I am a worker in the vineyard of the Lord in a bona fide way; I work at the Catholic Church. That certainly does not imply that only those who work in churches are in the vineyard, no, the world is the vineyard and there is lots to do in every corner of it. What I mean specifically is that often times the sheep come to this part of the vineyard when they are actively seeking the Master. In other words, I am occasionally a bridge along the pathway of the road that leads to the Shepherd.
Youth ministry was my initial passageway into church work, but these days I have graduated and now work with adults who are preparing for a marriage or convalidating one. At first I assumed I would have to learn a whole new catechetical lingo to speak effectively with adults after eleven years of working with teens. Not so. Many adults are sadly still adolescents in their faith education, and it is important to meet them where they are at.
The other thing that I have noticed is that there are just as many hurting souls in need of a listening ear and a clarifying tongue. In an article I wrote a few years back called “A Receptive Instrument,” I shared a few examples of this kind of ministry from a youth minister’s perspective. Listening is still a big part of what I do, especially as a marriage minister and as an individual willing to take time to hear the various narratives that are a part of our human journey.
I have always been about production as a means of measuring my worth and how I filled the hours of my days. As parents we ask our kids, “What did you do today?” We ask our spouses the same thing when they return home from work and I imagine most of the conversations around Happy Hours contain these same elements. We are more akin at times, to be human doings rather than human beings.
What I learned a few years back after reading Katrina Zeno’s book, Every Woman’s Journey, has been instrumental in the way I define my time. In fact, it gives me a whole new outlook on a different kind of productivity that cannot be measured; fruitfulness.

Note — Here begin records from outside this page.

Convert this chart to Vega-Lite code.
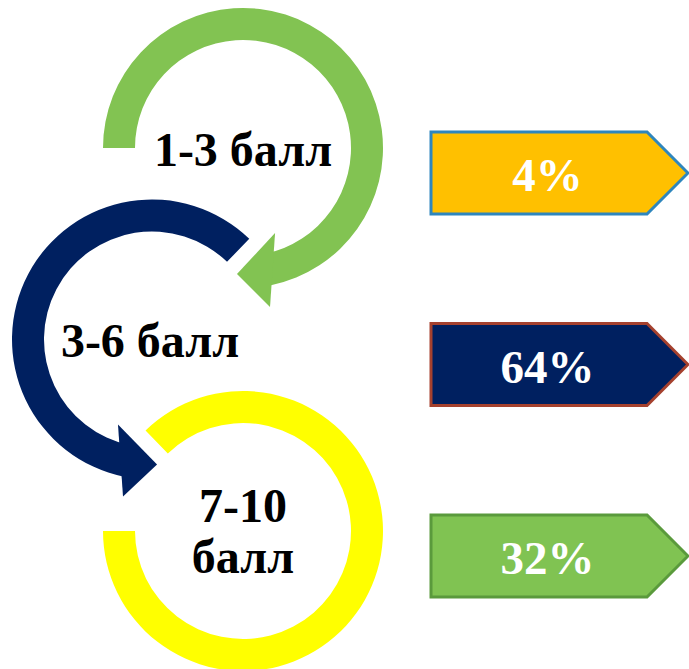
{
  "$schema": "https://vega.github.io/schema/vega-lite/v6.json",
  "width": 689,
  "height": 669,
  "autosize": {"type": "fit", "contains": "padding"},
  "padding": 0,
  "background": "white",
  "config": {"view": {"stroke": null}},
  "data": {
    "values": [
      {"score": "1-3 балл", "share": 0.04, "step": 1},
      {"score": "3-6 балл", "share": 0.64, "step": 2},
      {"score": "7-10 балл", "share": 0.32, "step": 3}
    ]
  },
  "encoding": {
    "y": {"field": "step", "type": "quantitative", "scale": {"domain": [1, 3], "range": [148, 531], "nice": false, "zero": false}, "axis": null}
  },
  "layer": [
    {
      "transform": [{"filter": "datum.step === 1"}],
      "mark": {"type": "arc", "theta": -1.5708, "theta2": 2.94, "radius": 140, "radius2": 108, "color": "#82C352"},
      "encoding": {"x": {"datum": 0, "type": "quantitative", "scale": {"domain": [0, 1], "range": [243, 559.5], "nice": false, "zero": false}, "axis": null}}
    },
    {
      "transform": [{"filter": "datum.step === 1"}],
      "mark": {"type": "point", "shape": "M-0.043,0.9L0.229,0.607L0.193,1.136Z", "size": 78400, "filled": true, "opacity": 1, "color": "#82C352", "strokeWidth": 0},
      "encoding": {"x": {"datum": 0, "type": "quantitative"}}
    },
    {
      "transform": [{"filter": "datum.step === 2"}],
      "mark": {"type": "arc", "theta": -2.94, "theta2": 0.768, "radius": 140, "radius2": 108, "color": "#002060", "xOffset": -91},
      "encoding": {"x": {"datum": 0, "type": "quantitative"}}
    },
    {
      "transform": [{"filter": "datum.step === 2"}],
      "mark": {"type": "point", "shape": "M0.036,0.893L-0.243,0.607L-0.207,1.121Z", "size": 78400, "filled": true, "opacity": 1, "color": "#002060", "strokeWidth": 0, "xOffset": -91},
      "encoding": {"x": {"datum": 0, "type": "quantitative"}}
    },
    {
      "transform": [{"filter": "datum.step === 3"}],
      "mark": {"type": "arc", "theta": -0.77, "theta2": 4.7124, "radius": 140, "radius2": 108, "color": "#FFFF00"},
      "encoding": {"x": {"datum": 0, "type": "quantitative"}}
    },
    {
      "transform": [{"filter": "datum.step === 1"}],
      "mark": {"type": "text", "font": "Liberation Serif", "fontWeight": "bold", "fontSize": 48, "color": "#000000", "align": "center", "baseline": "middle", "dy": 3.6},
      "encoding": {"x": {"datum": 0, "type": "quantitative"}, "text": {"field": "score"}}
    },
    {
      "transform": [{"filter": "datum.step === 2"}],
      "mark": {"type": "text", "font": "Liberation Serif", "fontWeight": "bold", "fontSize": 48, "color": "#000000", "align": "center", "baseline": "middle", "dy": 3, "xOffset": -93},
      "encoding": {"x": {"datum": 0, "type": "quantitative"}, "text": {"field": "score"}}
    },
    {
      "transform": [{"filter": "datum.step === 3"}],
      "mark": {"type": "text", "font": "Liberation Serif", "fontWeight": "bold", "fontSize": 48, "color": "#000000", "align": "center", "baseline": "middle", "dy": -23.4, "lineBreak": " ", "lineHeight": 51},
      "encoding": {"x": {"datum": 0, "type": "quantitative"}, "text": {"field": "score"}}
    },
    {
      "mark": {"type": "point", "shape": "M-1,-0.319L0.681,-0.319L1,0L0.681,0.319L-1,0.319Z", "size": 66049, "filled": true, "opacity": 1, "strokeWidth": 3, "yOffset": 25},
      "encoding": {
        "x": {"datum": 1, "type": "quantitative"},
        "color": {"field": "score", "type": "nominal", "scale": {"domain": ["1-3 балл", "3-6 балл", "7-10 балл"], "range": ["#FFC000", "#002060", "#80C352"]}, "legend": null},
        "stroke": {"field": "score", "type": "nominal", "scale": {"domain": ["1-3 балл", "3-6 балл", "7-10 балл"], "range": ["#2E86BD", "#A5412E", "#5A9A3C"]}, "legend": null}
      }
    },
    {
      "mark": {"type": "text", "font": "Liberation Serif", "fontWeight": "bold", "fontSize": 47, "color": "#FFFFFF", "align": "center", "baseline": "middle", "xOffset": -12, "yOffset": 25, "dy": 4},
      "encoding": {
        "x": {"datum": 1, "type": "quantitative"},
        "text": {"field": "share", "type": "quantitative", "format": ".0%"}
      }
    }
  ]
}
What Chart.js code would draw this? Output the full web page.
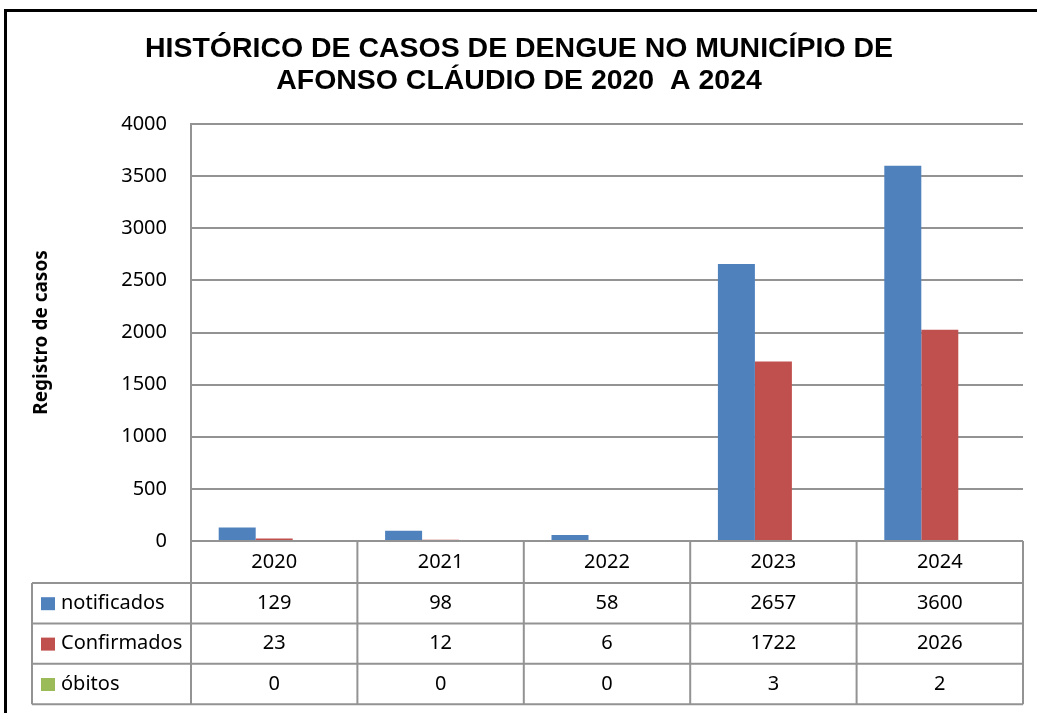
<!DOCTYPE html>
<html><head><meta charset="utf-8">
<script src="https://cdn.jsdelivr.net/npm/chart.js@4"></script>
<style>html,body{margin:0;padding:0;background:#fff}#wrap{width:1037px;height:713px;position:relative}</style>
</head><body><div id="wrap"><canvas id="c" width="1037" height="713"></canvas></div>
<script>
const titleLines = ["HISTÓRICO DE CASOS DE DENGUE NO MUNICÍPIO DE", "AFONSO CLÁUDIO DE 2020  A 2024"];
const yAxisTitle = "Registro de casos";
const years = ["2020", "2021", "2022", "2023", "2024"];
const seriesNames = ["notificados", "Confirmados", "óbitos"];
const notificados = [129, 98, 58, 2657, 3600];
const confirmados = [23, 12, 6, 1722, 2026];
const obitos = [0, 0, 0, 3, 2];
const seriesColors = ["#4F81BD", "#C0504D", "#9BBB59"];
const yMin = 0, yMax = 4000, yStep = 500;

const seriesValues = [notificados, confirmados, obitos];
const GRID = "#939393";
const TXT = "#000";
const FONT = '"Noto Sans", "Open Sans", sans-serif';

const framePlugin = {
  id: 'frame',
  beforeDraw(chart) {
    const ctx = chart.ctx;
    ctx.save();
    ctx.fillStyle = '#fff';
    ctx.fillRect(0, 0, chart.width, chart.height);
    ctx.fillStyle = '#000';
    ctx.fillRect(4, 9, chart.width - 4, 3);
    ctx.fillRect(4, 9, 3, chart.height - 9);
    ctx.font = 'bold 28px "Liberation Sans", Arial, sans-serif';
    ctx.textAlign = 'left';
    ctx.textBaseline = 'alphabetic';
    const w1 = ctx.measureText(titleLines[0]).width;
    const sx = 748 / w1;
    const baselines = [57, 89];
    const cx = 519;
    titleLines.forEach((t, i) => {
      const w = ctx.measureText(t).width * sx;
      ctx.save();
      ctx.translate(cx - w / 2, baselines[i]);
      ctx.scale(sx, 1);
      ctx.fillText(t, 0, 0);
      ctx.restore();
    });
    ctx.restore();
  }
};

const tablePlugin = {
  id: 'table',
  afterDraw(chart) {
    const ctx = chart.ctx;
    const ca = chart.chartArea;
    const x = chart.scales.x;
    const n = years.length;
    const colW = (ca.right - ca.left) / n;
    const headerBottom = ca.bottom + 42;
    const rowH = 40.4;
    const tableBottom = headerBottom + rowH * seriesNames.length;
    const leftEdge = 32;
    ctx.save();
    ctx.strokeStyle = GRID;
    ctx.lineWidth = 2;
    ctx.beginPath();
    for (let i = 0; i <= n; i++) {
      const px = (i < n ? x.getPixelForValue(i) - colW / 2 : x.getPixelForValue(n - 1) + colW / 2);
      ctx.moveTo(px, ca.bottom);
      ctx.lineTo(px, tableBottom);
    }
    ctx.moveTo(leftEdge, headerBottom);
    ctx.lineTo(leftEdge, tableBottom);
    ctx.moveTo(ca.left, ca.bottom);
    ctx.lineTo(ca.right, ca.bottom);
    for (let r = 0; r <= seriesNames.length; r++) {
      const py = headerBottom + r * rowH;
      ctx.moveTo(leftEdge, py);
      ctx.lineTo(ca.right, py);
    }
    ctx.stroke();

    ctx.fillStyle = TXT;
    ctx.font = '20px ' + FONT;
    ctx.textAlign = 'center';
    ctx.textBaseline = 'middle';
    years.forEach((yr, i) => {
      ctx.fillText(yr, x.getPixelForValue(i), (ca.bottom + headerBottom) / 2);
    });
    seriesNames.forEach((name, r) => {
      const cy = headerBottom + r * rowH + rowH / 2;
      ctx.fillStyle = seriesColors[r];
      ctx.fillRect(41, cy - 6, 14, 13);
      ctx.fillStyle = TXT;
      ctx.textAlign = 'left';
      ctx.fillText(name, 61, cy);
      ctx.textAlign = 'center';
      seriesValues[r].forEach((v, i) => {
        ctx.fillText(String(v), x.getPixelForValue(i), cy);
      });
    });
    ctx.restore();
  }
};

new Chart(document.getElementById('c'), {
  type: 'bar',
  data: {
    labels: years,
    datasets: seriesNames.map((name, i) => ({
      label: name,
      data: seriesValues[i],
      backgroundColor: seriesColors[i],
      borderWidth: 0,
      categoryPercentage: 0.667,
      barPercentage: 1.0
    }))
  },
  options: {
    responsive: false,
    animation: false,
    devicePixelRatio: 1,
    layout: { padding: { left: 0, top: 124, right: 14, bottom: 172 } },
    plugins: {
      legend: { display: false },
      title: { display: false },
      tooltip: { enabled: false }
    },
    scales: {
      x: { display: false, offset: true },
      y: {
        min: yMin, max: yMax,
        ticks: { stepSize: yStep, padding: 24, color: TXT, font: { family: FONT, size: 20 },
                 callback: (v) => String(v) },
        grid: { color: GRID, lineWidth: 2, drawTicks: false },
        border: { color: GRID, width: 2 },
        title: {
          display: true, text: yAxisTitle, color: '#000',
          font: { family: FONT, size: 19, weight: 'bold' },
          padding: { top: 30, bottom: 0 }
        },
        afterFit(scale) { scale.width = 191; }
      }
    }
  },
  plugins: [framePlugin, tablePlugin]
});
</script>
</body></html>
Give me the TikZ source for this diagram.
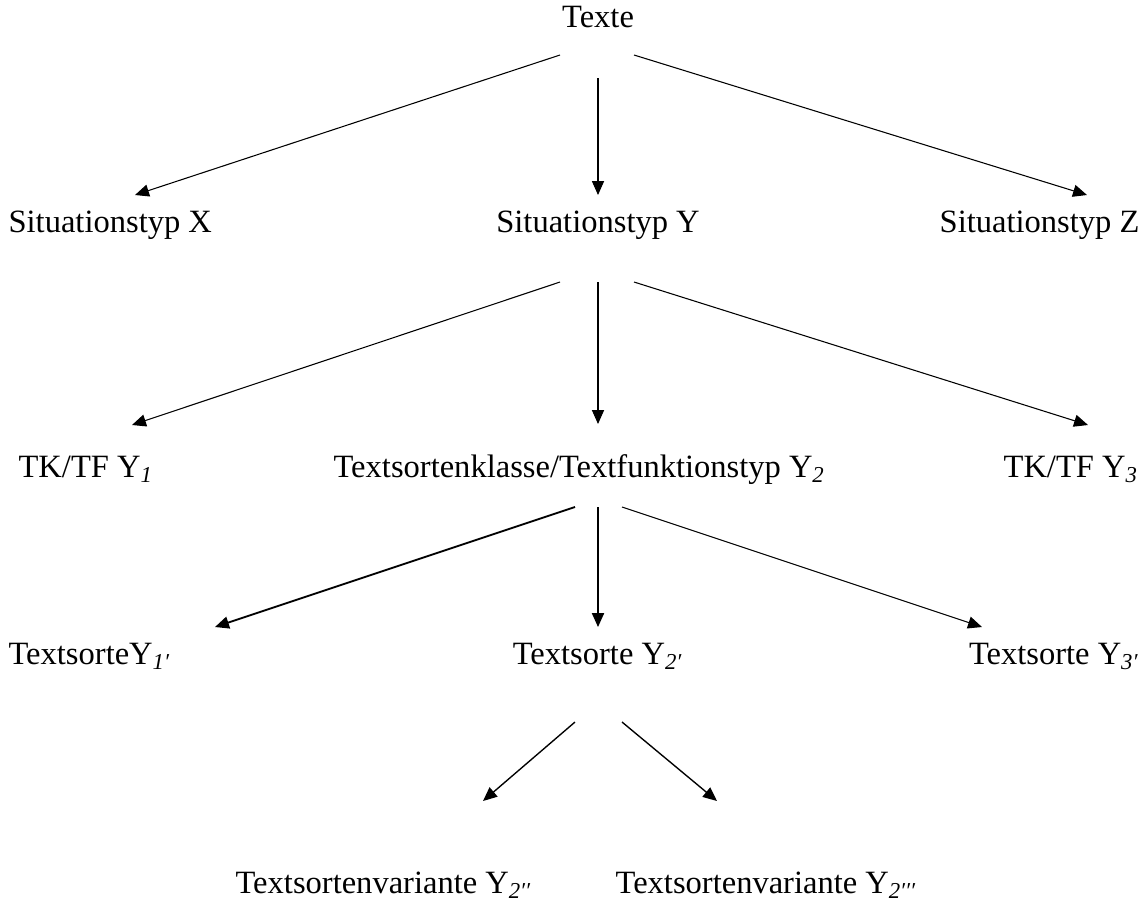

Let me explain. When I take time from being productive to listen to someone who needs advice, encouragement, or loving support, I am being fruitful. Willingly entering into another’s deepest pain is sharing the raw reality of the human experience. It is a place where trust in God, empathy and love are the tools that help navigate the darkness bringing light and hope that dissipates despair.
This week has been very fruitful. You can’t manufacture, construct, or fabricate this kind of labor. It is not something you seek out. There is nothing to tabulate, ship, or shelve. Its effects may never be known, the results of your efforts may not bear fruit for decades.
Ah, but God knows, God sees, and God magnifies the little work we do in this arena to produce efficacious results.
The really amazing aspect I finally discovered is that all those aspects of life that make us crazy or make us ask why, and all the presumably needless suffering we encounter are just more resources we can use in this kind of work. I cannot tell you the amount of experiences that, at the time, I begged God to take away or to lessen, which turned out to be the very salve necessary to help mend another. It is a miraculous gift to behold. I don’t have to buy it, make it, or search the world for it. “It” is God’s pure and free gift to us, and for us, to share with our brothers and sisters.
Wow, what a generous and perfect present. So personal, so real it is almost tangible. Yet, you cannot wrap it up and sell it or clone it. Our pain is their gain, but not just theirs, all of ours as children of the Father and heirs to heaven.
So when you are in the midst of confusion, doubt, despair, and hopelessness, do not recede into yourself; reach out. We are here for one another and we have the balm that soothes until that time in which we meet the Great Physician who can make us permanently whole again.